Lam, taken into the ranks of the rebels, fled war-torn southern Sudan at the age of 9 with fellow child soldiers. After over a month of travelling on foot, they reached Kakuma refugee camp in northern Kenya – both a sanctuary and a terribly unsettling place. Reflecting on his first memories of the camp, “it wasn’t anything like when we were in the war. You couldn’t hear gun shots any more. It wasn’t where people were being killed… we could be safe,” he said.

But the peace of the refugee camp also forced them to sever themselves from their child soldier pasts in a traumatic way. Many stories of child soldiers in South Sudan mention how their leaders told these young boys, ‘your gun is your brother’. Having to give up their weapons on arrival at the camp was terrifying and almost pushed some of Lam’s friends into turning back to southern Sudan and the only reality they knew.

Other parts of refugee life were difficult for the young boys. Kakuma camp housed refugees from many countries – Burundi, Somalia, Sudan, Ethiopia, Rwanda and many more - a confusing situation for an uprooted child separated from his family. The lost boys had to adapt to living in another country, allow themselves to be taken care of (a struggle for a former child soldier) and try to process the trauma of the war they had escaped.

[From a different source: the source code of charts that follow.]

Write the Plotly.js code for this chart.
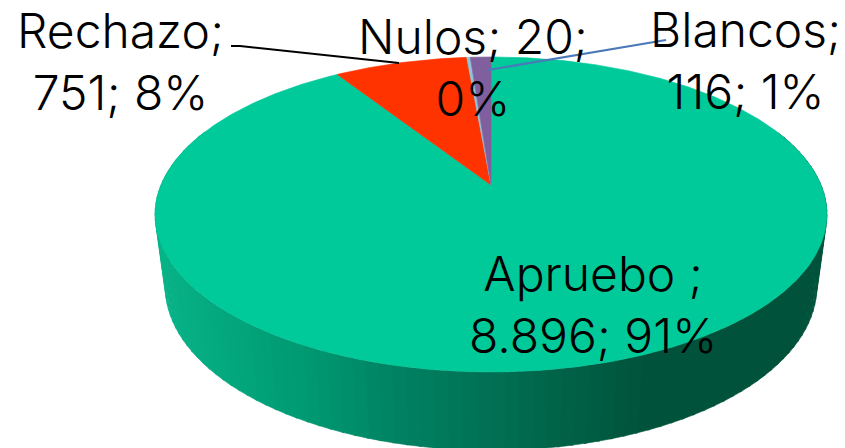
<!DOCTYPE html>
<html><head><meta charset="utf-8">
<script src="https://cdn.plot.ly/plotly-3.0.1.min.js"></script>
<style>html,body{margin:0;padding:0;background:#fff}#c{width:845px;height:448px}</style></head>
<body><div id="c"></div>
<script>
const categories = ['Apruebo', 'Rechazo', 'Nulos', 'Blancos'];
const values = [8896, 751, 20, 116];
const colors = ['#00C99A', '#FF3300', '#8FC3D9', '#7F5F9E'];
const labels = ['Apruebo ;<br>8.896; 91%', 'Rechazo;<br>751; 8%', 'Nulos; 20;<br>0%', 'Blancos;<br>116; 1%'];

const FONT = 'Inter, "Open Sans", sans-serif';
const total = values.reduce((a, b) => a + b, 0);
const cx = 491, k = 0.187;
const topDisc = {y0: 185, A: 330, B: 152};
const baseDisc = {y0: 256, A: 320, B: 158};
function proj(d, t) {
  const u = Math.sin(t), v = -Math.cos(t), w = 1 - k * v;
  return [cx + d.A * u / w, d.y0 + d.B * v / w];
}
function arc(d, a, b) {
  const n = Math.max(2, Math.ceil(Math.abs(b - a) / 0.01)), out = [];
  for (let i = 0; i <= n; i++) out.push(proj(d, a + (b - a) * i / n));
  return out;
}
const stops = [[160,[8,180,136]],[300,[0,155,115]],[400,[0,130,98]],[500,[0,110,82]],[640,[0,83,58]],[830,[0,83,58]]];
function shade(x) {
  for (let i = 1; i < stops.length; i++) if (x <= stops[i][0]) {
    const f = Math.max(0, (x - stops[i-1][0]) / (stops[i][0] - stops[i-1][0]));
    const c = stops[i-1][1].map((s, j) => Math.round(s + (stops[i][1][j] - s) * f));
    return `rgb(${c.join(',')})`;
  }
  return `rgb(${stops[stops.length-1][1].join(',')})`;
}
const traces = [];
function poly(pts, color) {
  traces.push({type:'scatter', mode:'lines', x:pts.map(p=>p[0]), y:pts.map(p=>p[1]), fill:'toself',
    fillcolor:color, line:{color:color, width:0.6}, hoverinfo:'skip', showlegend:false});
}
// wall of the pie, front half, in strips so that the shade can follow the x position
const wallStart = Math.PI * 0.38, wallEnd = Math.PI * 1.62, strips = 110;
for (let i = 0; i < strips; i++) {
  const a = wallStart + (wallEnd - wallStart) * i / strips, b = wallStart + (wallEnd - wallStart) * (i + 1.2) / strips;
  const t = arc(topDisc, a, b), g = arc(baseDisc, b, a);
  const xm = (proj(baseDisc, a)[0] + proj(baseDisc, b)[0]) / 2;
  poly(t.concat(g), shade(xm));
}
// top face, one wedge for each value, clockwise from 12 o'clock
let acc = 0;
values.forEach((val, i) => {
  const a = acc / total * 2 * Math.PI; acc += val;
  const b = acc / total * 2 * Math.PI;
  poly([[cx, topDisc.y0]].concat(arc(topDisc, a, b)).concat([[cx, topDisc.y0]]), colors[i]);
});
const labelPos = [[593, 304], [120, 61], [473, 67], [745, 60]];
const annotations = labels.map((t, i) => ({x: labelPos[i][0], y: labelPos[i][1], xref:'x', yref:'y', text:t, showarrow:false,
  xanchor:'center', yanchor:'middle', align:'center', font:{family:FONT, size:48, color:'#000', weight:300}}));
const shapes = [
  {type:'path', path:'M231,46 L240,46 L399,63', line:{color:'#000', width:2}},
  {type:'line', x0:666, y0:40, x1:488, y1:70, line:{color:'#4A78B8', width:2}}
];
Plotly.newPlot('c', traces, {
  width:845, height:448, margin:{l:0,r:0,t:0,b:0}, showlegend:false,
  paper_bgcolor:'#fff', plot_bgcolor:'#fff',
  xaxis:{range:[0,845], visible:false, fixedrange:true},
  yaxis:{range:[448,0], visible:false, fixedrange:true},
  annotations, shapes
}, {staticPlot:true, displayModeBar:false});
</script></body></html>
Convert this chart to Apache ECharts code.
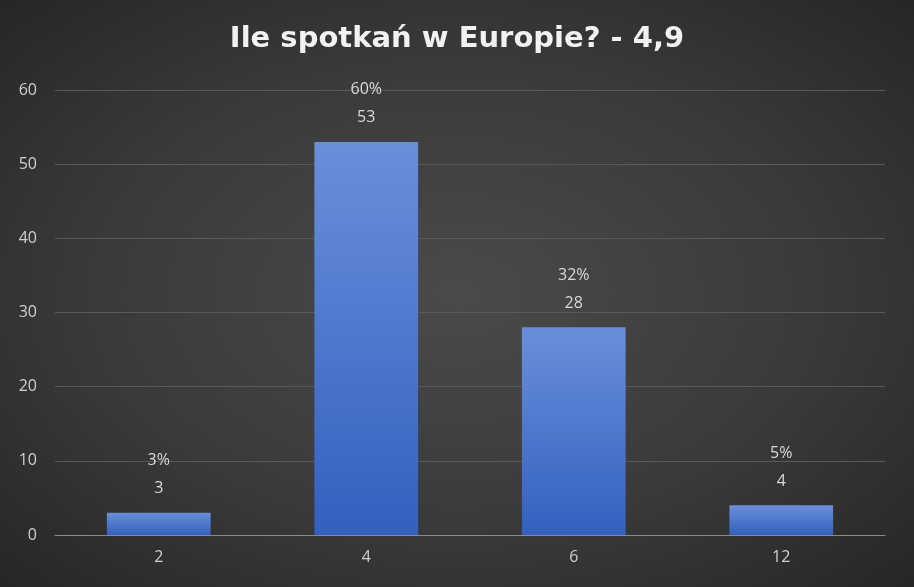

Lam sought refuge in the education he had missed. “Most of us were 14 years old by then and we had never gone to school.” Education was something he was looking for the whole time growing up in southern Sudan - “it was something like gold that we found in the camps”, he said. Schooling proved to be an incredible lifeline for Lam and many of his friends – they have gone on to have successful careers in South Sudan and beyond. Working with youth to discover their potential and helping child soldiers escape conflict and enter schools is now part of Lam’s broad portfolio of work.

He has also tried to give something back to the country that housed him during his early refugee years. In 2007, a controversial election result sparked two months of cross-country violence in Kenya. Lam was called on to Kenyan national media to speak to people carrying out and affected by the violence. “If you really want to destroy your country, just hear my words first,” he remembers saying on a Kenyan radio programme, “I’ve seen refugee life, it’s not something you want… you have to stop the violence and try to solve the problem politically”. He has since carried these sentiments back into South Sudan as he tries to help stop the violence there.

Life for refugees is not easy. Torn from their homes and families, many find themselves in countries where legal, societal and economic barriers prevent them from finding work and education – what we’ve found to be one of the greatest sources of despair among refugees and displaced people, particularly for youths. But given the right conditions, people can thrive and bring great skills and resources to their host and home countries. Lam’s story is just one of many that demonstrate the incredible potential within refugees and displaced communities – and on World Refugee Day, this is what we should celebrate and strive to make possible for all refugees.